We’re determined not to be put down,” says Neil Paris, one of Still House’s performers, vocalising a recording of director Dan Canham’s interviews with people who live in the East Anglian fenlands. He’s listening to it in real time via ipod and earphone, and his expressive eyes seem to channel the feelings of the interviewee.
The rest of the four-strong ensemble join Paris in turning speech to rhythm, as they use his words as a starting point for a hard-footed, spirited quadrille, stamping out the ground as if to make their mark. The rhythms swell and change and grow boisterous until a folk dance has sprung up. This combination of personal sentiment and earthy movement comes about a third of the way through Ours Was the Fen Country, but could sum it up; a piece that uses verbatim acting, lip-synching, motion and film to capture the feelings of a people whose way of life is now under threat.

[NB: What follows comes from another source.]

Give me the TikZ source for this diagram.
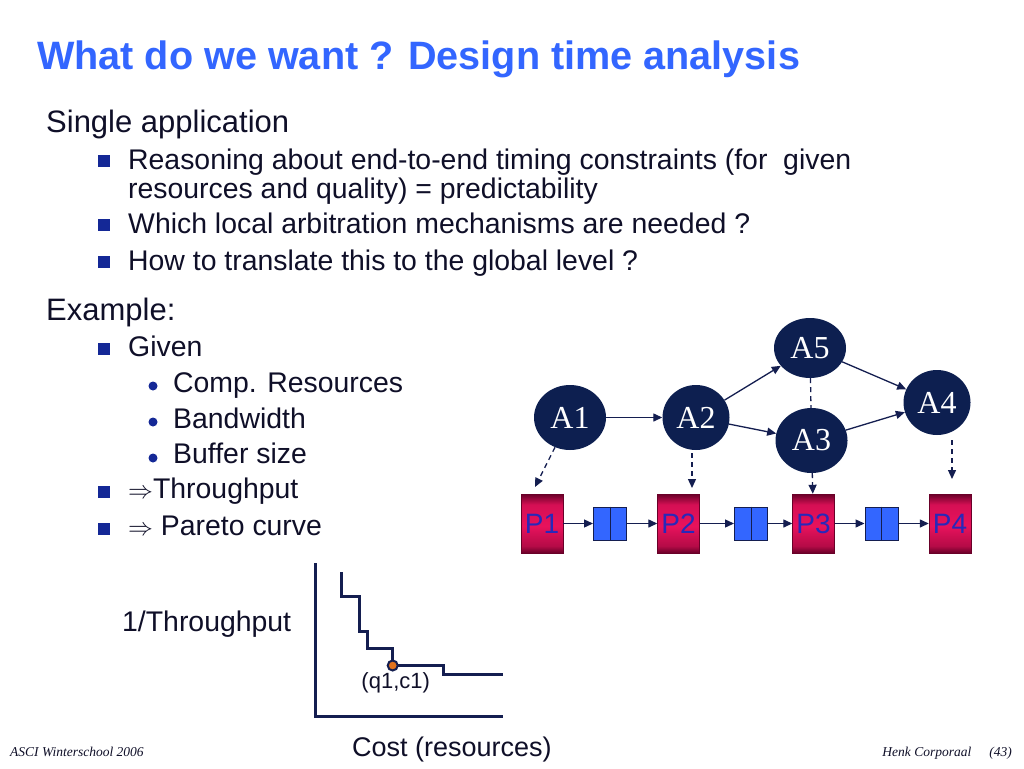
\documentclass[tikz,border=0pt]{standalone}
\usepackage{fontspec}
\setmainfont{Liberation Sans}
\newfontfamily\serifface{Liberation Serif}
\usetikzlibrary{shapes.geometric,arrows.meta,positioning,calc}

\definecolor{titleblue}{RGB}{51,102,255}
\definecolor{textnavy}{RGB}{15,15,40}
\definecolor{bulletblue}{RGB}{20,40,150}
\definecolor{anavy}{RGB}{13,31,80}
\definecolor{linenavy}{RGB}{20,30,80}
\definecolor{pdark}{RGB}{105,0,40}
\definecolor{pbright}{RGB}{232,18,92}
\definecolor{ptext}{RGB}{40,40,185}
\definecolor{bufblue}{RGB}{51,102,255}
\definecolor{optorange}{RGB}{225,115,30}

\pgfdeclareverticalshading{pboxshade}{100bp}{color(0bp)=(pdark); color(25bp)=(pdark); color(31bp)=(pdark!40!pbright); color(48bp)=(pbright); color(66bp)=(pbright!85!pdark); color(75bp)=(pdark); color(100bp)=(pdark)}

\tikzset{
  txt/.style={anchor=base west, inner sep=0pt, text=textnavy},
  lvlone/.style={txt, font=\fontsize{31}{31}\selectfont},
  lvltwo/.style={txt, font=\fontsize{28.4}{28.4}\selectfont},
  sqbullet/.style={fill=bulletblue, minimum size=12pt, inner sep=0pt},
  dotbullet/.style={circle, fill=bulletblue, minimum size=9pt, inner sep=0pt},
  task/.style={ellipse, fill=anavy, text=white, minimum width=72pt, minimum height=65pt, inner sep=0pt, font=\serifface\fontsize{32}{32}\selectfont},
  proc/.style={rectangle, draw=pdark, shade, shading=pboxshade, minimum width=42pt, minimum height=59pt, inner sep=0pt, text=ptext, font=\fontsize{28}{28}\selectfont},
  buffer/.style={rectangle, draw=linenavy, fill=bufblue, minimum size=33pt, inner sep=0pt, line width=1pt},
  flow/.style={-{Triangle[length=9pt,width=8pt]}, draw=linenavy, line width=1.3pt},
  mapping/.style={flow, dash pattern=on 5pt off 4pt},
  axis/.style={draw=linenavy, line width=3pt},
}

\begin{document}
\begin{tikzpicture}[x=1pt, y=-1pt]
    \useasboundingbox[fill=white] (0,0) rectangle (1024,768);

    % Title and text
    \node[txt, text=titleblue, font=\bfseries\fontsize{39.6}{39.6}\selectfont] (title) at (37,70) {What do we want ? Design time analysis};
    \node[lvlone] (single) at (46,132) {Single application};
    \node[sqbullet] (b1) at (104,161) {};
    \node[lvltwo] (reason) at (128,169) {Reasoning about end-to-end timing constraints (for\ \ given};
    \node[lvltwo] (reasonb) at (128,198) {resources and quality) = predictability};
    \node[sqbullet] (b2) at (104,225) {};
    \node[lvltwo] (which) at (128,233) {Which local arbitration mechanisms are needed ?};
    \node[sqbullet] (b3) at (104,262) {};
    \node[lvltwo] (how) at (128,270) {How to translate this to the global level ?};

    \node[lvlone] (example) at (46,320) {Example:};
    \node[sqbullet] (b4) at (104,349) {};
    \node[lvltwo] (given) at (128,356) {Given};
    \node[dotbullet] (d1) at (153,386) {};
    \node[lvltwo] (comp) at (173,392) {Comp. Resources};
    \node[dotbullet] (d2) at (153,422) {};
    \node[lvltwo] (band) at (173,428) {Bandwidth};
    \node[dotbullet] (d3) at (153,458) {};
    \node[lvltwo] (buf) at (173,463.5) {Buffer size};
    \node[sqbullet] (b5) at (104,492) {};
    \node[lvltwo] (thr) at (128,498.5) {$\Rightarrow$Throughput};
    \node[sqbullet] (b6) at (104,529) {};
    \node[lvltwo] (par) at (128,535) {$\Rightarrow$ Pareto curve};

    % Nodes
    \node(A1) [task] at (570,417.5) {A1};
    \node(A2) [task, minimum width=67pt] at (696,417.5) {A2};
    \node(A5) [task, minimum height=60pt] at (810,348) {A5};
    \node(A3) [task] at (811.5,440.5) {A3};
    \node(A4) [task, minimum width=67pt] at (937,402.5) {A4};

    \node(P1) [proc] at (542,523.5) {P1};
    \node(B1) [buffer] at (610,523.5) {};
    \node(P2) [proc] at (678.5,523.5) {P2};
    \node(B2) [buffer] at (751,523.5) {};
    \node(P3) [proc] at (813.5,523.5) {P3};
    \node(B3) [buffer] at (881.5,523.5) {};
    \node(P4) [proc] at (950,523.5) {P4};
    \foreach \b in {B1,B2,B3}
        \draw[linenavy, line width=1pt] (\b.north) -- (\b.south);

    \coordinate (P1in) at (535,487);
    \coordinate (P2in) at (692,488);
    \coordinate (P4in) at (952,479);

    % Edges
    \draw[flow] (A1) -- (A2);
    \draw[flow] (A2) -- (A5);
    \draw[flow] (A2) -- (A3);
    \draw[flow] (A5) -- (A4);
    \draw[flow] (A3) -- (A4);
    \draw[flow] (P1) -- (B1);
    \draw[flow] (B1) -- (P2);
    \draw[flow] (P2) -- (B2);
    \draw[flow] (B2) -- (P3);
    \draw[flow] (P3) -- (B3);
    \draw[flow] (B3) -- (P4);

    % Mappings
    \draw[mapping] (A1) -- (P1in);
    \draw[mapping, shorten <=3pt] (A2.south -| P2in) -- (P2in);
    \draw[linenavy, line width=1.3pt, dash pattern=on 5pt off 4pt] (A5) -- (A3);
    \draw[mapping] (A3) -- (P3);
    \draw[mapping, shorten <=5pt] (A4.south -| P4in) -- (P4in);

    % Pareto curve
    \draw[axis] (315.7,563) -- (315.7,716) -- (502.7,716);
    \draw[axis] (341,572) |- (359.3,596.7) |- (367.3,631) |- (392.7,648.7) |- (443.3,665.3) |- (502.7,674);
    \node(opt) [circle, fill=optorange, draw=linenavy, line width=2pt, minimum size=10pt, inner sep=0pt] at (392.7,665.5) {};
    \node(optlabel) [txt, anchor=base, font=\fontsize{22}{22}\selectfont] at ($(opt)+(3,22.5)$) {(q1,c1)};
    \node(ylabel) [lvltwo] at (122,631) {1/Throughput};
    \node(xlabel) [txt, font=\fontsize{27}{27}\selectfont] at (352,756) {Cost (resources)};

    % Footer
    \node(footl) [txt, font=\serifface\itshape\fontsize{13.5}{13.5}\selectfont] at (10,756) {ASCI Winterschool 2006};
    \node(footr) [txt, anchor=base east, font=\serifface\itshape\fontsize{13.5}{13.5}\selectfont] at (1012,756) {Henk Corporaal\hspace{18pt}(43)};

\end{tikzpicture}
\end{document}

We meet a roguish eel-catcher, a horse-trader who wishes the fields were still trampled with hooves, farmers, land-lovers and the son of a stress counsellor, who seems baffled by this profession. Snatches of movement either frame or take over the narrative, and are defined by a freeform quality that suggests the spirit of a time-lapse camera watching a shifting field; Tilly Webber’s quiet solo is tree-like in the unexpected sway and tempo of her arms.
It’s hard at times to see the value in lip-synching verbatim movement live, or vocalising it from a recording, as the cast frequently do. But in capturing the mannerisms of the people they represent, Still House seems to hint at an idea of universality and community. When Canham himself takes on the persona of the eel-catcher to lip-synch with a realism that is almost disorientating, you are left thinking not only of the individual but of the ghosts of the past who came before him, and perhaps the younger ghosts that may not be around to come after.

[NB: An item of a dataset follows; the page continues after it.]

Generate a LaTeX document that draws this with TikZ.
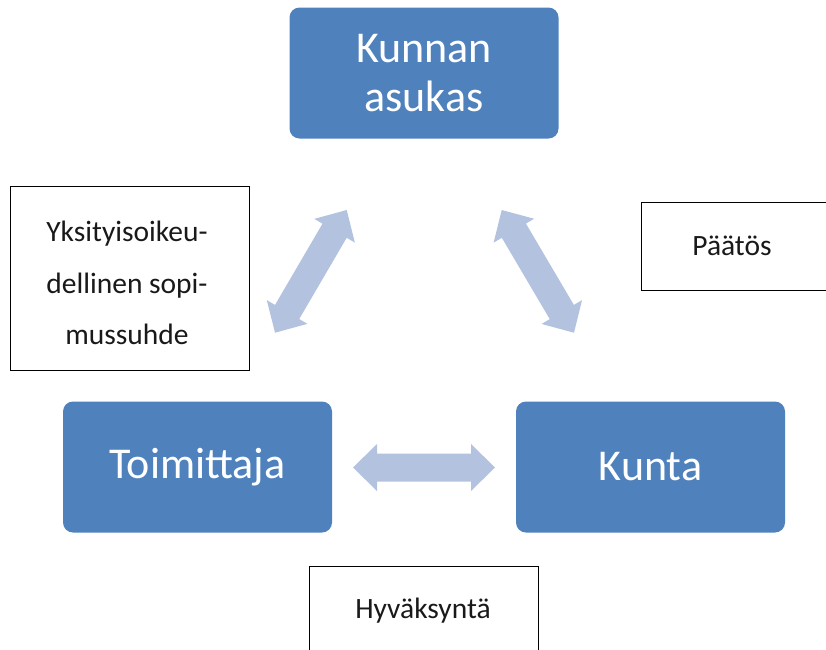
\documentclass[tikz,border=0pt]{standalone}
\usepackage{fontspec}
\setmainfont{Carlito}
\usetikzlibrary{calc}
\definecolor{boxblue}{HTML}{4F81BD}
\definecolor{arrowblue}{HTML}{B3C3DF}

% Wide two-headed block arrow between two named coordinates
\newcommand\twoheadblock[2]{%
  \fill[arrowblue]
    (#1)
    -- ($($(#1)!24pt!(#2)$)!23.5pt!90:(#1)$)
    -- ($($(#1)!24pt!(#2)$)!14pt!90:(#1)$)
    -- ($($(#2)!24pt!(#1)$)!14pt!-90:(#2)$)
    -- ($($(#2)!24pt!(#1)$)!23.5pt!-90:(#2)$)
    -- (#2)
    -- ($($(#2)!24pt!(#1)$)!23.5pt!90:(#2)$)
    -- ($($(#2)!24pt!(#1)$)!14pt!90:(#2)$)
    -- ($($(#1)!24pt!(#2)$)!14pt!-90:(#1)$)
    -- ($($(#1)!24pt!(#2)$)!23.5pt!-90:(#1)$)
    -- cycle;}

\tikzset{
  party/.style={fill=boxblue, rounded corners=10pt, minimum width=269pt,
    minimum height=131pt, text=white, align=center, inner sep=0pt,
    font=\fontsize{44}{49}\selectfont},
  notebox/.style={draw=black, line width=0.9pt, fill=white, inner sep=0pt},
  notetext/.style={align=center, inner sep=0pt, text=black!90,
    font=\fontsize{29.5}{51.5}\selectfont},
}

\begin{document}
\begin{tikzpicture}[x=1pt, y=-1pt]
  \useasboundingbox (0,0) rectangle (826,649);

  % main parties
  \node[party] (asukas) at (424,73) {Kunnan\\asukas};
  \node[party] (toim)   at (197.5,467) {Toimittaja};
  \node[party] (kunta)  at (650.5,467) {Kunta};

  % relation notes
  \node[notebox, minimum width=239pt, minimum height=184pt] (sopibox) at (129.5,278) {};
  \node[notetext] (sopi) at (127,283) {Yksityisoikeu-\\dellinen sopi-\\mussuhde};

  \node[notebox, minimum width=192pt, minimum height=88pt] (paatosbox) at (737,246) {};
  \node[notetext, anchor=base] (paatos) at (732,255.7) {Päätös};

  \node[notebox, minimum width=229pt, minimum height=110pt] (hyvbox) at (423.5,621) {};
  \node[notetext, anchor=base] (hyv) at (423,618) {Hyväksyntä};

  % arrow end points
  \coordinate (la1) at (346.7,210);
  \coordinate (la2) at (275,332.7);
  \coordinate (ra1) at (501.7,210);
  \coordinate (ra2) at (574,332.7);
  \coordinate (ha1) at (353,467.5);
  \coordinate (ha2) at (495,467.5);

  \twoheadblock{la1}{la2}
  \twoheadblock{ra1}{ra2}
  \twoheadblock{ha1}{ha2}
\end{tikzpicture}
\end{document}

Their tribute does not limit itself to people either. Illuminating a tall wooden post, we are told about the erosion of the peat – “black gold” as it is called locally. This post, representing one that a fens girl used to leapfrog over as a child, now stands around eight foot tall. And it didn’t grow upwards.
There are moments in Still House’s piece that feel as if they may not have been thoroughly distilled from workshop to stage. But at its heart is a warm sincerity and a desire to celebrate and educate.